**Supplied data**
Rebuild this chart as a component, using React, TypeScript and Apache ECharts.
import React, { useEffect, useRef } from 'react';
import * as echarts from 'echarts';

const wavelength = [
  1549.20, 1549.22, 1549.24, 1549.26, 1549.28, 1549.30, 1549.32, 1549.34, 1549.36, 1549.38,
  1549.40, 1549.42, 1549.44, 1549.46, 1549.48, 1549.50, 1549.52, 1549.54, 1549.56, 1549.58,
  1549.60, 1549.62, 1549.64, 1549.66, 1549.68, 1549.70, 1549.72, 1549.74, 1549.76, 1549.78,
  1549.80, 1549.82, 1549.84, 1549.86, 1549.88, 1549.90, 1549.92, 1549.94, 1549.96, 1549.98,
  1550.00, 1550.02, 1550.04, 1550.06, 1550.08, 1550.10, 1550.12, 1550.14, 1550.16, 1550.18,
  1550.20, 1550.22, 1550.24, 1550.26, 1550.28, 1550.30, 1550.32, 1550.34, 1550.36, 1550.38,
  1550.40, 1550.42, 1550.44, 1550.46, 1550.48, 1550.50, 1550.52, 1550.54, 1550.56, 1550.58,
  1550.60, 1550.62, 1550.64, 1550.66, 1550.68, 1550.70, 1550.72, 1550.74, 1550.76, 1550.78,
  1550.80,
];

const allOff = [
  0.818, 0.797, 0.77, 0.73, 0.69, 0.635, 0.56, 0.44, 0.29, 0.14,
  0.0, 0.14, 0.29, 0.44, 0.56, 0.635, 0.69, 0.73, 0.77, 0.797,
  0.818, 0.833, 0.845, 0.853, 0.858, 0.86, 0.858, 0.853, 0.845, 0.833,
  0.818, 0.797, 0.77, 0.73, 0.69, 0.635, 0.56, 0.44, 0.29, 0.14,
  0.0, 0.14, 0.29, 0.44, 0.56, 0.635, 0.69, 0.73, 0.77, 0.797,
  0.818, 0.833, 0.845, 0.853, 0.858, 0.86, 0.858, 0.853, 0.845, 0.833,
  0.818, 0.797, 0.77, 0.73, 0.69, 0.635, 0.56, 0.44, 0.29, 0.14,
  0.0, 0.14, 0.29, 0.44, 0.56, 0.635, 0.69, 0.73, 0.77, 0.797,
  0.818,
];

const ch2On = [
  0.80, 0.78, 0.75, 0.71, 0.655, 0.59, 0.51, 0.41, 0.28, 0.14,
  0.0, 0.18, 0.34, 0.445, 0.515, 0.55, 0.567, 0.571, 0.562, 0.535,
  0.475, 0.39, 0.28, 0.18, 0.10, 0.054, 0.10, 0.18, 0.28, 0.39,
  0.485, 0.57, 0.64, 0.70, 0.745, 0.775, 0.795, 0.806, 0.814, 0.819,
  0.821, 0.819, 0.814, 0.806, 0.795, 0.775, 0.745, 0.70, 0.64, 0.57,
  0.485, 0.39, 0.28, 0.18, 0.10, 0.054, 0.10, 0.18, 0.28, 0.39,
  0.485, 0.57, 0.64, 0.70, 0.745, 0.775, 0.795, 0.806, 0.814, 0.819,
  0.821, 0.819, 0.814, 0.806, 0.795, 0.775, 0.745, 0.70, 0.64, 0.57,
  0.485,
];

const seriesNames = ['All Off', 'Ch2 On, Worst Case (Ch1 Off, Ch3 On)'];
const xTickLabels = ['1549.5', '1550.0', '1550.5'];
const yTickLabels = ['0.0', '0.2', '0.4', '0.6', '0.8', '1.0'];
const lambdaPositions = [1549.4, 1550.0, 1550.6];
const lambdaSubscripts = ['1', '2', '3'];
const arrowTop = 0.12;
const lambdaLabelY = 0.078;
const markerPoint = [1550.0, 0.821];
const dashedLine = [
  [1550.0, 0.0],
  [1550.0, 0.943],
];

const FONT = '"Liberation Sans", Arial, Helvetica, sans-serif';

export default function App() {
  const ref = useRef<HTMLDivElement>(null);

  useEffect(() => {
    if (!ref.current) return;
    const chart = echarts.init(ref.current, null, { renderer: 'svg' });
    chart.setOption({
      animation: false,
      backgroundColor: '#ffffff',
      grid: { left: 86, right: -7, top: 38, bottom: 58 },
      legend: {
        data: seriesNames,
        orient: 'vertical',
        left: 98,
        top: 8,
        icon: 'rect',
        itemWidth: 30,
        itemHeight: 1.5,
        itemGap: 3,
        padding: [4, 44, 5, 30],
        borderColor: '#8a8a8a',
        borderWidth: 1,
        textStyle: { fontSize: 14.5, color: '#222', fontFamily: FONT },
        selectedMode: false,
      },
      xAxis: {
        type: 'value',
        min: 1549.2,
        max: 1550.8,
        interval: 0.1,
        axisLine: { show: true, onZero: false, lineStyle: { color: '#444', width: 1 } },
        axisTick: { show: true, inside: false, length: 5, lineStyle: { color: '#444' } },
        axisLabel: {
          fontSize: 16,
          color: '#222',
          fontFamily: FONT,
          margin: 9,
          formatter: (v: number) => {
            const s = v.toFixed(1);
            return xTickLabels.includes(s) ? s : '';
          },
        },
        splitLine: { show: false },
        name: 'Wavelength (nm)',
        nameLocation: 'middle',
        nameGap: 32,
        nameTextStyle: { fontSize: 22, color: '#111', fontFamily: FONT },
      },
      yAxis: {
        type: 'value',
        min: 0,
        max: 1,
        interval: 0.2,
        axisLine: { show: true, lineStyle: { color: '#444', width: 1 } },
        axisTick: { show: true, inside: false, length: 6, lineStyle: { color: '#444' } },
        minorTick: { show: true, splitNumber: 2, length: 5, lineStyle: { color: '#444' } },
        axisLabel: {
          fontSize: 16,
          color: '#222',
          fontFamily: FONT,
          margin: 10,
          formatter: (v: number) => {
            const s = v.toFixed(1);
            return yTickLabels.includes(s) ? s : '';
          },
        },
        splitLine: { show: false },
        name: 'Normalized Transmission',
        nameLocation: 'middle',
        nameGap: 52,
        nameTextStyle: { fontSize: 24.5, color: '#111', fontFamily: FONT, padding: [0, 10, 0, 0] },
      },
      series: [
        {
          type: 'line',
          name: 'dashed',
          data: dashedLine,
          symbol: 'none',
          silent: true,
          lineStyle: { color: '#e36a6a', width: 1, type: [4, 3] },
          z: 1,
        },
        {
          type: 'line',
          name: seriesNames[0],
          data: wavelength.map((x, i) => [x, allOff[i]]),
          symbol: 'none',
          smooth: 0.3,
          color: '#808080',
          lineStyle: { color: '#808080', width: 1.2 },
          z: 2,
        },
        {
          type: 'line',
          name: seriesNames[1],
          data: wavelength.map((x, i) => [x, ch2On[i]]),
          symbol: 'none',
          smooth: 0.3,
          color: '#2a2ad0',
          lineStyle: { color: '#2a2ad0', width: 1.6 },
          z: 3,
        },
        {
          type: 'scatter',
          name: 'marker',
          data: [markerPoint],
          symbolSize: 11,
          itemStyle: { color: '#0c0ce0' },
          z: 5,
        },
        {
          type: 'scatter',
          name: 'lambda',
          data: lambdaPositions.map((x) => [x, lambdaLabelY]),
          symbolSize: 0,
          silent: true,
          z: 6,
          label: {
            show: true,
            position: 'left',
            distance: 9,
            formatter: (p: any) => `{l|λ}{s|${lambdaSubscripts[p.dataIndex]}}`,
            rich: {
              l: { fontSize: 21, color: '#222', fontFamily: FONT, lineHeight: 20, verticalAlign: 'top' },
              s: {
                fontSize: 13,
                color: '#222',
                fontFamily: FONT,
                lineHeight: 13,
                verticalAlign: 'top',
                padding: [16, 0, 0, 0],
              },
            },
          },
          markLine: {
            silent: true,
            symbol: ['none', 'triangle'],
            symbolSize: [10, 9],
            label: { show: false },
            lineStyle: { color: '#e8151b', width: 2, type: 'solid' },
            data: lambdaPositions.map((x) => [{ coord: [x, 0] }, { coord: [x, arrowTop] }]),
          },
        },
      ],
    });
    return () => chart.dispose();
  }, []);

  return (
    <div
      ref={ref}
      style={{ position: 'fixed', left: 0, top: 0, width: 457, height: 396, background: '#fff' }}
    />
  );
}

**To be done**
What is needed is an exact copy of the lines from the start of the listing through the line where "import * as echarts from 'echarts';" sits, please, both end lines included and nothing more.

**Expected answer**
Rebuild this chart as a component, using React, TypeScript and Apache ECharts.
import React, { useEffect, useRef } from 'react';
import * as echarts from 'echarts';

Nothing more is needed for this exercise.